-- begin Provided material --
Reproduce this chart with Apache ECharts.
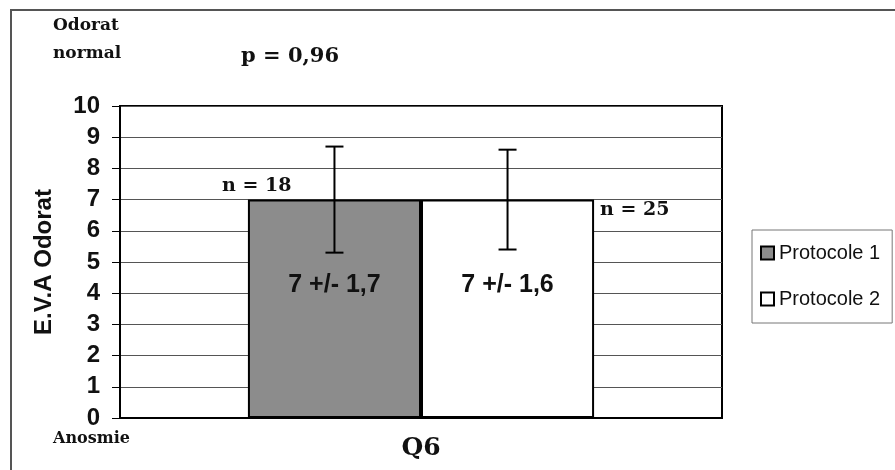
<!DOCTYPE html>
<html>
<head>
<meta charset="utf-8">
<script src="https://cdn.jsdelivr.net/npm/echarts@6/dist/echarts.min.js"></script>
<style>html,body{margin:0;padding:0;background:#fff}#c{width:895px;height:470px}</style>
</head>
<body>
<div id="c"></div>
<script>
// ---- data ----
var categories = ['Q6'];
var seriesNames = ['Protocole 1', 'Protocole 2'];
var means = [7, 7];
var sds = [1.7, 1.6];
var barLabels = ['7 +/- 1,7', '7 +/- 1,6'];
var nLabels = ['n = 18', 'n = 25'];
var yTicks = [0, 1, 2, 3, 4, 5, 6, 7, 8, 9, 10];

var colors = ['#8c8c8c', '#ffffff'];
var GAP = 0.425;
var SERIF = '"DejaVu Serif"';

var chart = echarts.init(document.getElementById('c'));

var barSeries = seriesNames.map(function (name, i) {
  return {
    name: name,
    type: 'bar',
    data: [means[i]],
    barGap: '0%',
    barCategoryGap: (GAP * 100) + '%',
    itemStyle: { color: colors[i], borderColor: '#000', borderWidth: 2 },
    label: {
      show: true,
      position: ['50%', '39%'],
      align: 'center',
      verticalAlign: 'middle',
      formatter: barLabels[i],
      fontFamily: 'Liberation Sans',
      fontWeight: 'bold',
      fontSize: 25,
      color: '#111'
    },
    z: 2
  };
});

var errorSeries = {
  type: 'custom',
  name: 'err',
  z: 5,
  renderItem: function (params, api) {
    var idx = params.dataIndex;
    var cat = api.value(0);
    var lo = api.value(1), hi = api.value(2);
    var band = api.size([1, 0])[0];
    var bw = band * (1 - GAP) / 2;
    var p0 = api.coord([cat, lo]);
    var p1 = api.coord([cat, hi]);
    var x = p0[0] + (idx === 0 ? -bw / 2 : bw / 2);
    var cap = 9;
    var st = { stroke: '#000', lineWidth: 2 };
    return {
      type: 'group',
      children: [
        { type: 'line', shape: { x1: x, y1: p0[1], x2: x, y2: p1[1] }, style: st },
        { type: 'line', shape: { x1: x - cap, y1: p0[1], x2: x + cap, y2: p0[1] }, style: st },
        { type: 'line', shape: { x1: x - cap, y1: p1[1], x2: x + cap, y2: p1[1] }, style: st }
      ]
    };
  },
  data: means.map(function (m, i) { return [0, m - sds[i], m + sds[i]]; }),
  tooltip: { show: false },
  silent: true
};

function txt(x, y, s, size) {
  return { type: 'text', x: x, y: y, style: { text: s, font: 'bold ' + size + 'px ' + SERIF, fill: '#111', verticalAlign: 'middle', align: 'left' } };
}

chart.setOption({
  animation: false,
  backgroundColor: '#fff',
  grid: { left: 120, top: 106, width: 602, height: 312, show: true, borderColor: '#000', borderWidth: 2, backgroundColor: 'transparent' },
  legend: {
    orient: 'vertical',
    left: 752,
    top: 230,
    data: seriesNames,
    icon: 'rect',
    itemWidth: 13,
    itemHeight: 13,
    itemGap: 26,
    padding: [13, 12, 14, 8],
    borderColor: '#777',
    borderWidth: 1,
    textStyle: { fontFamily: 'Liberation Sans', fontSize: 20, color: '#111', padding: [0, 0, 0, 0] },
    itemStyle: { borderColor: '#000', borderWidth: 2 }
  },
  xAxis: {
    type: 'category',
    data: categories,
    axisLine: { show: true, lineStyle: { color: '#000', width: 2 } },
    axisTick: { show: false },
    axisLabel: { margin: 18, fontFamily: 'DejaVu Serif', fontWeight: 'bold', fontSize: 25, color: '#111' }
  },
  yAxis: {
    type: 'value',
    min: 0,
    max: 10,
    interval: 1,
    name: 'E.V.A Odorat',
    nameLocation: 'middle',
    nameRotate: 90,
    nameGap: 64,
    nameTextStyle: { fontFamily: 'Liberation Sans', fontWeight: 'bold', fontSize: 24, color: '#111' },
    axisLine: { show: true, lineStyle: { color: '#000', width: 2 } },
    axisTick: { show: true, length: 8, lineStyle: { color: '#000', width: 1 } },
    axisLabel: {
      margin: 20,
      fontFamily: 'Liberation Sans', fontWeight: 'bold', fontSize: 24, color: '#111',
      formatter: function (v) { return yTicks.indexOf(v) >= 0 ? String(v) : ''; }
    },
    splitLine: { show: true, lineStyle: { color: '#555', width: 1 } }
  },
  series: barSeries.concat([errorSeries]),
  graphic: [
    { type: 'rect', shape: { x: 11, y: 10, width: 900, height: 480 }, style: { fill: 'none', stroke: '#555', lineWidth: 2 }, z: -1 },
    txt(53, 26, 'Odorat', 17),
    txt(53, 54, 'normal', 17),
    txt(241, 57, 'p = 0,96', 21),
    txt(53, 439, 'Anosmie', 16),
    txt(222, 186, nLabels[0], 19),
    txt(600, 210, nLabels[1], 19)
  ]
});
</script>
</body>
</html>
-- end Provided material --
Set problem =>
Omit every picture, then reproduce the rest of the listing exactly.

Completed task =>
Reproduce this chart with Apache ECharts.
<!DOCTYPE html>
<html>
<head>
<meta charset="utf-8">
<script src="https://cdn.jsdelivr.net/npm/echarts@6/dist/echarts.min.js"></script>
<style>html,body{margin:0;padding:0;background:#fff}#c{width:895px;height:470px}</style>
</head>
<body>
<div id="c"></div>
<script>
// ---- data ----
var categories = ['Q6'];
var seriesNames = ['Protocole 1', 'Protocole 2'];
var means = [7, 7];
var sds = [1.7, 1.6];
var barLabels = ['7 +/- 1,7', '7 +/- 1,6'];
var nLabels = ['n = 18', 'n = 25'];
var yTicks = [0, 1, 2, 3, 4, 5, 6, 7, 8, 9, 10];

var colors = ['#8c8c8c', '#ffffff'];
var GAP = 0.425;
var SERIF = '"DejaVu Serif"';

var chart = echarts.init(document.getElementById('c'));

var barSeries = seriesNames.map(function (name, i) {
  return {
    name: name,
    type: 'bar',
    data: [means[i]],
    barGap: '0%',
    barCategoryGap: (GAP * 100) + '%',
    itemStyle: { color: colors[i], borderColor: '#000', borderWidth: 2 },
    label: {
      show: true,
      position: ['50%', '39%'],
      align: 'center',
      verticalAlign: 'middle',
      formatter: barLabels[i],
      fontFamily: 'Liberation Sans',
      fontWeight: 'bold',
      fontSize: 25,
      color: '#111'
    },
    z: 2
  };
});

var errorSeries = {
  type: 'custom',
  name: 'err',
  z: 5,
  renderItem: function (params, api) {
    var idx = params.dataIndex;
    var cat = api.value(0);
    var lo = api.value(1), hi = api.value(2);
    var band = api.size([1, 0])[0];
    var bw = band * (1 - GAP) / 2;
    var p0 = api.coord([cat, lo]);
    var p1 = api.coord([cat, hi]);
    var x = p0[0] + (idx === 0 ? -bw / 2 : bw / 2);
    var cap = 9;
    var st = { stroke: '#000', lineWidth: 2 };
    return {
      type: 'group',
      children: [
        { type: 'line', shape: { x1: x, y1: p0[1], x2: x, y2: p1[1] }, style: st },
        { type: 'line', shape: { x1: x - cap, y1: p0[1], x2: x + cap, y2: p0[1] }, style: st },
        { type: 'line', shape: { x1: x - cap, y1: p1[1], x2: x + cap, y2: p1[1] }, style: st }
      ]
    };
  },
  data: means.map(function (m, i) { return [0, m - sds[i], m + sds[i]]; }),
  tooltip: { show: false },
  silent: true
};

function txt(x, y, s, size) {
  return { type: 'text', x: x, y: y, style: { text: s, font: 'bold ' + size + 'px ' + SERIF, fill: '#111', verticalAlign: 'middle', align: 'left' } };
}

chart.setOption({
  animation: false,
  backgroundColor: '#fff',
  grid: { left: 120, top: 106, width: 602, height: 312, show: true, borderColor: '#000', borderWidth: 2, backgroundColor: 'transparent' },
  legend: {
    orient: 'vertical',
    left: 752,
    top: 230,
    data: seriesNames,
    icon: 'rect',
    itemWidth: 13,
    itemHeight: 13,
    itemGap: 26,
    padding: [13, 12, 14, 8],
    borderColor: '#777',
    borderWidth: 1,
    textStyle: { fontFamily: 'Liberation Sans', fontSize: 20, color: '#111', padding: [0, 0, 0, 0] },
    itemStyle: { borderColor: '#000', borderWidth: 2 }
  },
  xAxis: {
    type: 'category',
    data: categories,
    axisLine: { show: true, lineStyle: { color: '#000', width: 2 } },
    axisTick: { show: false },
    axisLabel: { margin: 18, fontFamily: 'DejaVu Serif', fontWeight: 'bold', fontSize: 25, color: '#111' }
  },
  yAxis: {
    type: 'value',
    min: 0,
    max: 10,
    interval: 1,
    name: 'E.V.A Odorat',
    nameLocation: 'middle',
    nameRotate: 90,
    nameGap: 64,
    nameTextStyle: { fontFamily: 'Liberation Sans', fontWeight: 'bold', fontSize: 24, color: '#111' },
    axisLine: { show: true, lineStyle: { color: '#000', width: 2 } },
    axisTick: { show: true, length: 8, lineStyle: { color: '#000', width: 1 } },
    axisLabel: {
      margin: 20,
      fontFamily: 'Liberation Sans', fontWeight: 'bold', fontSize: 24, color: '#111',
      formatter: function (v) { return yTicks.indexOf(v) >= 0 ? String(v) : ''; }
    },
    splitLine: { show: true, lineStyle: { color: '#555', width: 1 } }
  },
  series: barSeries.concat([errorSeries]),
  graphic: [
    { type: 'rect', shape: { x: 11, y: 10, width: 900, height: 480 }, style: { fill: 'none', stroke: '#555', lineWidth: 2 }, z: -1 },
    txt(53, 26, 'Odorat', 17),
    txt(53, 54, 'normal', 17),
    txt(241, 57, 'p = 0,96', 21),
    txt(53, 439, 'Anosmie', 16),
    txt(222, 186, nLabels[0], 19),
    txt(600, 210, nLabels[1], 19)
  ]
});
</script>
</body>
</html>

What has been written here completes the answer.